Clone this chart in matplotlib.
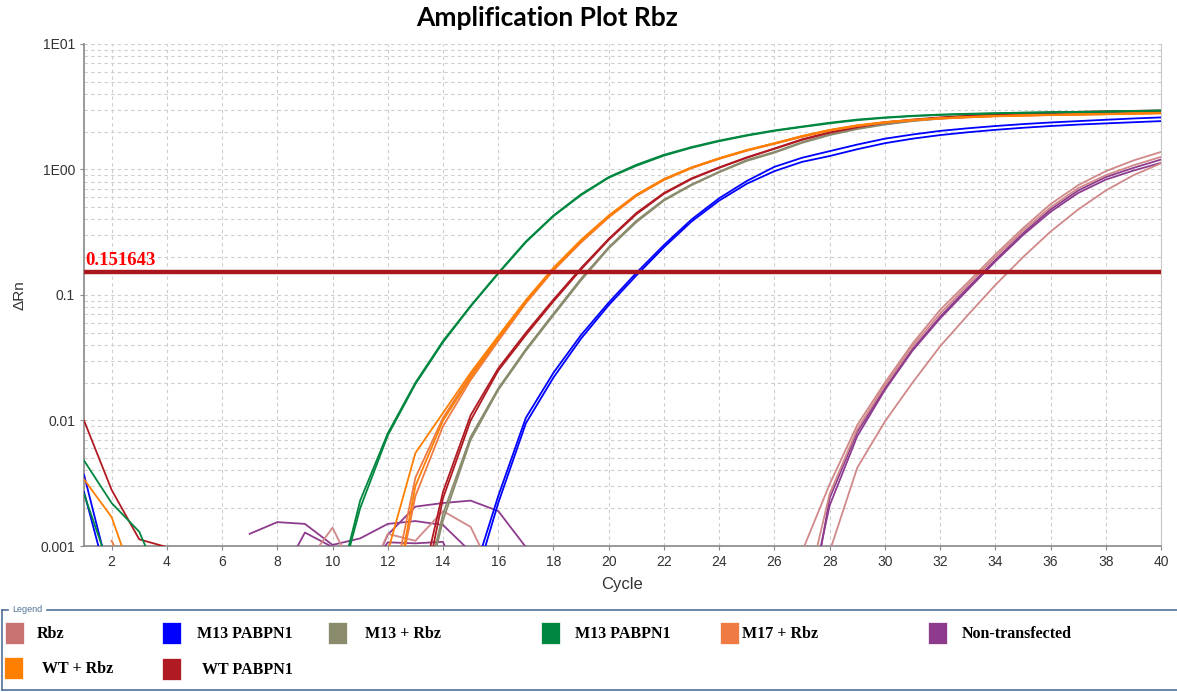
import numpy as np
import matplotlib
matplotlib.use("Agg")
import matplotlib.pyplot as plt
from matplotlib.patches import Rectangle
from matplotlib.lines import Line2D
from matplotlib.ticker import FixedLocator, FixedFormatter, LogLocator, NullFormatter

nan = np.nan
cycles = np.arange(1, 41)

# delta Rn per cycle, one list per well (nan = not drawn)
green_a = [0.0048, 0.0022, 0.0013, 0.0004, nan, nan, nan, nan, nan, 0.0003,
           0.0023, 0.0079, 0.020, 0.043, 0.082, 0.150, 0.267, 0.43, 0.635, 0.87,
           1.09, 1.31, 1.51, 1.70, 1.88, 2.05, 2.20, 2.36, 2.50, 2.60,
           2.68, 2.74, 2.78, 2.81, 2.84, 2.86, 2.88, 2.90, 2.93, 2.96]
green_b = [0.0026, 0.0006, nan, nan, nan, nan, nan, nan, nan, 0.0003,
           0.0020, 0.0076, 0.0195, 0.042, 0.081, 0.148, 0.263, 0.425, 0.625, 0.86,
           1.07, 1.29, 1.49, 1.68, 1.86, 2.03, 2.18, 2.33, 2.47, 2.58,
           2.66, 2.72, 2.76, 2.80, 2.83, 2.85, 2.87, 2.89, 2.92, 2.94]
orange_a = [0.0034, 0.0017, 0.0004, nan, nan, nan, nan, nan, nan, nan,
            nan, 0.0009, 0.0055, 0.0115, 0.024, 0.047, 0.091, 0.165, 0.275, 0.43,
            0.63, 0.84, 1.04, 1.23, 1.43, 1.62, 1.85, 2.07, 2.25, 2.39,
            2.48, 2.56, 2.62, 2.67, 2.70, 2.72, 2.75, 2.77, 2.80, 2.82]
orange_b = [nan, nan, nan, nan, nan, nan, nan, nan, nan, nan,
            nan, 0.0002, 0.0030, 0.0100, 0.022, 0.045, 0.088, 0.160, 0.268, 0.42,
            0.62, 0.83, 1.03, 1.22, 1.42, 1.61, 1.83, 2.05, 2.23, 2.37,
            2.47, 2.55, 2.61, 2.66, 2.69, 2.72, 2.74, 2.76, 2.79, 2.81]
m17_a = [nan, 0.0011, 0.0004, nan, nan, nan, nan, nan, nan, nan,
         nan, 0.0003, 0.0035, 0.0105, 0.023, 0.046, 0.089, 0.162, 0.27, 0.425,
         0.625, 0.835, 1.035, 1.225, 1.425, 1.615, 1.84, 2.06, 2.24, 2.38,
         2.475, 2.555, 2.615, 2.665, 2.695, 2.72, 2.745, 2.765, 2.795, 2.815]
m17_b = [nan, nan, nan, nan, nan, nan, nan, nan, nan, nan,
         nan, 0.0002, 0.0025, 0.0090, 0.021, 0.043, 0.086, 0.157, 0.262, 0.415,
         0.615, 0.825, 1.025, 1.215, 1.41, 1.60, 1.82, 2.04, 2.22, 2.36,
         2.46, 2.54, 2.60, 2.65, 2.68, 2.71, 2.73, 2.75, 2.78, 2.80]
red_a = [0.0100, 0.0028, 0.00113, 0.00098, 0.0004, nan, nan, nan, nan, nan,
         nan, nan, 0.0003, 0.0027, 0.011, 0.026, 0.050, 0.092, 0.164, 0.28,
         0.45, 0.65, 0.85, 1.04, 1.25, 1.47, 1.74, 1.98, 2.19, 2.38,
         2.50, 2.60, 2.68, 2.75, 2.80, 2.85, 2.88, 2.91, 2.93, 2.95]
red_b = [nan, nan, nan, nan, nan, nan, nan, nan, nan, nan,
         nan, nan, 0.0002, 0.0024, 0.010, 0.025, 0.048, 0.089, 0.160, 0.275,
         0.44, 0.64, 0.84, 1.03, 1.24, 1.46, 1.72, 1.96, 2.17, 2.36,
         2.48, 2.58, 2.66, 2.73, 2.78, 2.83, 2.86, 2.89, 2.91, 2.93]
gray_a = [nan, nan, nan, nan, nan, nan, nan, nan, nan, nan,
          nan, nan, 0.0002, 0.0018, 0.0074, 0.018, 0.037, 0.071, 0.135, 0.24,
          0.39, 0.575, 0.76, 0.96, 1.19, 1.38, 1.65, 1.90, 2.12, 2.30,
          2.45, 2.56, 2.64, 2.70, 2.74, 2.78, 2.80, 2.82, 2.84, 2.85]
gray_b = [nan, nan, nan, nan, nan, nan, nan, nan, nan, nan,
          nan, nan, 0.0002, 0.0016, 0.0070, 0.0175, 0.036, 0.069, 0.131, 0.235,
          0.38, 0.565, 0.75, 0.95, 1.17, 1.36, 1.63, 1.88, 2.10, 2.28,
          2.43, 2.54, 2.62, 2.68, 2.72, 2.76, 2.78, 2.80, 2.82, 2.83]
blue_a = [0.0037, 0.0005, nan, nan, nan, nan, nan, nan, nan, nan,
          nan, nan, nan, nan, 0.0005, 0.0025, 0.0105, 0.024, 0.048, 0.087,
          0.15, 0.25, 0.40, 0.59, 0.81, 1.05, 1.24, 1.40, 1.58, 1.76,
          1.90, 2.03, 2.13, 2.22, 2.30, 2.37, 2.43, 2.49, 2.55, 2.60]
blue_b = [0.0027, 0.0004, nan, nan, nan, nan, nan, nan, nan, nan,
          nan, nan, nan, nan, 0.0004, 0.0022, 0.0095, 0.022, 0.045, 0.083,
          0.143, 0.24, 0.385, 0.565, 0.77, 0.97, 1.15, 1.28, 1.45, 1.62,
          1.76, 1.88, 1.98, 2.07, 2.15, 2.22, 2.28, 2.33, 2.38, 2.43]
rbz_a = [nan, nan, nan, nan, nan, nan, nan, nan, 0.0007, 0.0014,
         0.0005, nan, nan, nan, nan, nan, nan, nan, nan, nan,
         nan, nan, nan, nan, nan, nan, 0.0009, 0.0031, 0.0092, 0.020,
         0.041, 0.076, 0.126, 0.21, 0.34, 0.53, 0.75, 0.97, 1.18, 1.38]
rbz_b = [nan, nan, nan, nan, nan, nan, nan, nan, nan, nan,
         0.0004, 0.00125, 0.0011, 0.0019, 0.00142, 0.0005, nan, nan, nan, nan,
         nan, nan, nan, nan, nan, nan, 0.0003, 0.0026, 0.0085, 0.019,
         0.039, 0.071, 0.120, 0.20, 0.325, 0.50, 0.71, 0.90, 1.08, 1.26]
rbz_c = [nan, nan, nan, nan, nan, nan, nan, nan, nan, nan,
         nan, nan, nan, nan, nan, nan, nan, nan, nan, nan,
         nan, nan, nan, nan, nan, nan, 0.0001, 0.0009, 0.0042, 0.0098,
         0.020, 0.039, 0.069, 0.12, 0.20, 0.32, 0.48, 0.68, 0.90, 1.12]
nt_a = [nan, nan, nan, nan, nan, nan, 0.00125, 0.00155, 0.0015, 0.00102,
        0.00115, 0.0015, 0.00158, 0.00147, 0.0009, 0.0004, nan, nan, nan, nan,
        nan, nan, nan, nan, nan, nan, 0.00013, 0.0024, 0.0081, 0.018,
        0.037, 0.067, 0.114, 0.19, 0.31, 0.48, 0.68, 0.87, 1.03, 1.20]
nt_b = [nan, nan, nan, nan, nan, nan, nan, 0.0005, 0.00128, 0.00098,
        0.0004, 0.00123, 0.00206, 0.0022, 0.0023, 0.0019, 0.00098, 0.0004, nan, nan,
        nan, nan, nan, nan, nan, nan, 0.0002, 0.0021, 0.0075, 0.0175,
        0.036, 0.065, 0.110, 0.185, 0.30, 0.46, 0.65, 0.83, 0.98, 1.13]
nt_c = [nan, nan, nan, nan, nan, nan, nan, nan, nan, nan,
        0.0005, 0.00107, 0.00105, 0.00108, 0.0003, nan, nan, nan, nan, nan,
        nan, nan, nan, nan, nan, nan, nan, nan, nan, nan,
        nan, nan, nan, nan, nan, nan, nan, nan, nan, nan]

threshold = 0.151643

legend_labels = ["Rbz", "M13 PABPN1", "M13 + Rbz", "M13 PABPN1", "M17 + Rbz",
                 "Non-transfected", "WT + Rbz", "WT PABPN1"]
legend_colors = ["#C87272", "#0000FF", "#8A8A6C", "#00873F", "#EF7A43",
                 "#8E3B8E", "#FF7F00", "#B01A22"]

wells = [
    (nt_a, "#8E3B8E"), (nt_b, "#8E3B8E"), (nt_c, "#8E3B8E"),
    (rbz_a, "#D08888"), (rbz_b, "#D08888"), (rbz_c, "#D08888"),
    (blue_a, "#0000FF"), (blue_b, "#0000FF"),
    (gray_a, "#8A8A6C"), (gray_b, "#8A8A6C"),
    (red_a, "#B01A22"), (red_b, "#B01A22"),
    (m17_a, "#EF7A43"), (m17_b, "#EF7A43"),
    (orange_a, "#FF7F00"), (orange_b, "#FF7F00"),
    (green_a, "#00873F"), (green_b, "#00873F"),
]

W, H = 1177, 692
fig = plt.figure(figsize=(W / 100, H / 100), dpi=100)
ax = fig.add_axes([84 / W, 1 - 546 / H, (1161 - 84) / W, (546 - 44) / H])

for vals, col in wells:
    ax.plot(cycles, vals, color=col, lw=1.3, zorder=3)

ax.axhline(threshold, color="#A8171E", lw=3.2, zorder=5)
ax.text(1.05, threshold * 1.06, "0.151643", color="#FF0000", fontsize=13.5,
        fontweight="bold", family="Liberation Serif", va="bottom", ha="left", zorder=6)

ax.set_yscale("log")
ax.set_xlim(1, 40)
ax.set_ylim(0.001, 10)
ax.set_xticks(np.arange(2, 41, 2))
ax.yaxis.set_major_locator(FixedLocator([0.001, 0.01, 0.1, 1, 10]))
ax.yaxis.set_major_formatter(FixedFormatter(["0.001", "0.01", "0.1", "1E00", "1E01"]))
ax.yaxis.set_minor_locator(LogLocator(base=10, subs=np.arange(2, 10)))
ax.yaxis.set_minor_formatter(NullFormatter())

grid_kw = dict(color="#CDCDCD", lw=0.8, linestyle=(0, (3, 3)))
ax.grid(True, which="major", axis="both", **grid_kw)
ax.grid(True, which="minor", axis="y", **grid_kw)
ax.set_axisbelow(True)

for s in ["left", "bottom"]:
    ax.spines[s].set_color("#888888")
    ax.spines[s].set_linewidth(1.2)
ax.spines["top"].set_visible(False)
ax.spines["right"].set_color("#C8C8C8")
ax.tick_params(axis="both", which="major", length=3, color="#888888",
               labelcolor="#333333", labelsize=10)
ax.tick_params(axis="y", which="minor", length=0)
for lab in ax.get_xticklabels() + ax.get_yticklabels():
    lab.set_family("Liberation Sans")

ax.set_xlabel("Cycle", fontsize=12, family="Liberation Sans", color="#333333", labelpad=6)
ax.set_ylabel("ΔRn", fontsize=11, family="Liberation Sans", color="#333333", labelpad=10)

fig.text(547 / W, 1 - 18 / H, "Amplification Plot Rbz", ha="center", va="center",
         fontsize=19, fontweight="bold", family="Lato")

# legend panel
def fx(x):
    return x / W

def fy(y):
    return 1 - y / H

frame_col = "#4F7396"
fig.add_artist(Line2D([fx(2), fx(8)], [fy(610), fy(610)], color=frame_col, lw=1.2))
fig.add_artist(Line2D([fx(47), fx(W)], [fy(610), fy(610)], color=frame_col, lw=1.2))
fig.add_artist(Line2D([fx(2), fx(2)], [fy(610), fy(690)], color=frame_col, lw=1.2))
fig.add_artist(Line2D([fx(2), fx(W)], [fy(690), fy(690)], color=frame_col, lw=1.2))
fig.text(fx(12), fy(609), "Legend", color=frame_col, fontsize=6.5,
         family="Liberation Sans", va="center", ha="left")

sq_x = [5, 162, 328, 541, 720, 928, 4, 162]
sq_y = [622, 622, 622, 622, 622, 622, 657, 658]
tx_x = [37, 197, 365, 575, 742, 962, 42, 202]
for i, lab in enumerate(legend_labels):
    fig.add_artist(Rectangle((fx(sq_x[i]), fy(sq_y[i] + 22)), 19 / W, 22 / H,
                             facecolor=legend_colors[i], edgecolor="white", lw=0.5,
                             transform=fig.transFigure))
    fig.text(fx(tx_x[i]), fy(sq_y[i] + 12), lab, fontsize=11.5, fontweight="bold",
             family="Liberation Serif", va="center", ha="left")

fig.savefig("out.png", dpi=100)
□ □ □ □ □
» YOUR OBJECTIVE: Write out nothing but the lines from the start of the data through the line with "cycles = np.arange(1, 41)". Leave out the pictures.

» SOLVED EXERCISE:
Clone this chart in matplotlib.
import numpy as np
import matplotlib
matplotlib.use("Agg")
import matplotlib.pyplot as plt
from matplotlib.patches import Rectangle
from matplotlib.lines import Line2D
from matplotlib.ticker import FixedLocator, FixedFormatter, LogLocator, NullFormatter

nan = np.nan
cycles = np.arange(1, 41)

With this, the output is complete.